A beautiful European import that has made itself at home in our swamps and marshes, but has not made a pest of itself. These plants were blooming in a swamp in Frick Park in the middle of May. it took a bit of trudging through muck to get this photograph, but it was worth the muddy shoes.
Gray describes the genus and the species:
ÌRIS [Tourn.] L. FLEUR-DE-LIS. Tube of the flower more or less prolonged beyond the ovary. Stamens distinct; the oblong or linear anthers sheltered under the over-arching petal-like stigmas (or rather branches of the style, bearing the true stigma in the form of a thin lip or plate under the apex); most of the style connate with the sepals and petals into a tube. Capsule 3-6-angled, coriaceous.

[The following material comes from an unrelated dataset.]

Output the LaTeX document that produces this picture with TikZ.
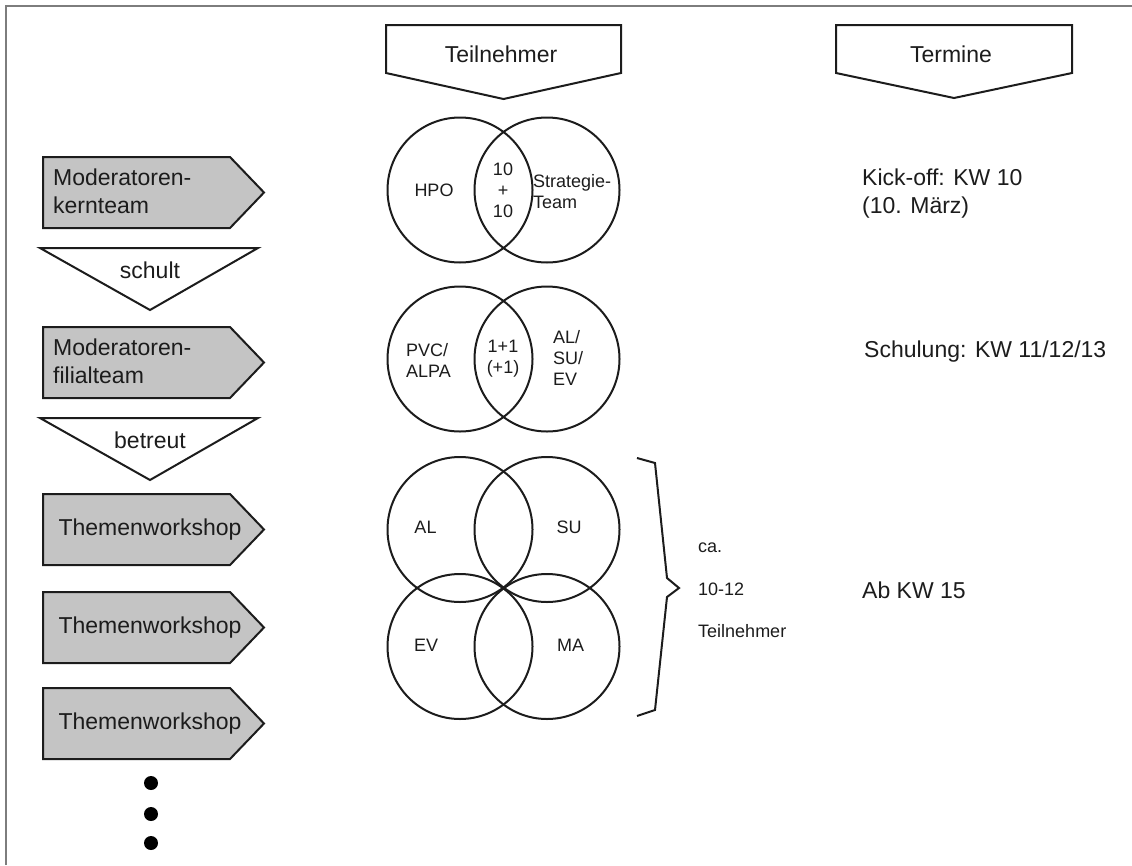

Seeds depressed-flattened, usually in 2 rows in each cell.— Perennials, with sword-shaped or grassy leaves, and large showy flowers; ours with creeping and more or less tuberous rootstocks. (Iris, the rainbow.)
Stems leafy and rather tall, from usually thickened rootstocks, often branching; tube much shorter than the sepals, which are usually much larger than the petals.
Sepals neither bearded nor crested.
Spathes all terminal or at the tips of elongate peduncles.
Flowers brown or yellow.
I. pseudacorus L., the Yellow Iris of European marshes, with several very long linear leaves, bright yellow beardless flowers, and erect petals, is becoming established in N. E., N. Y., and N. J.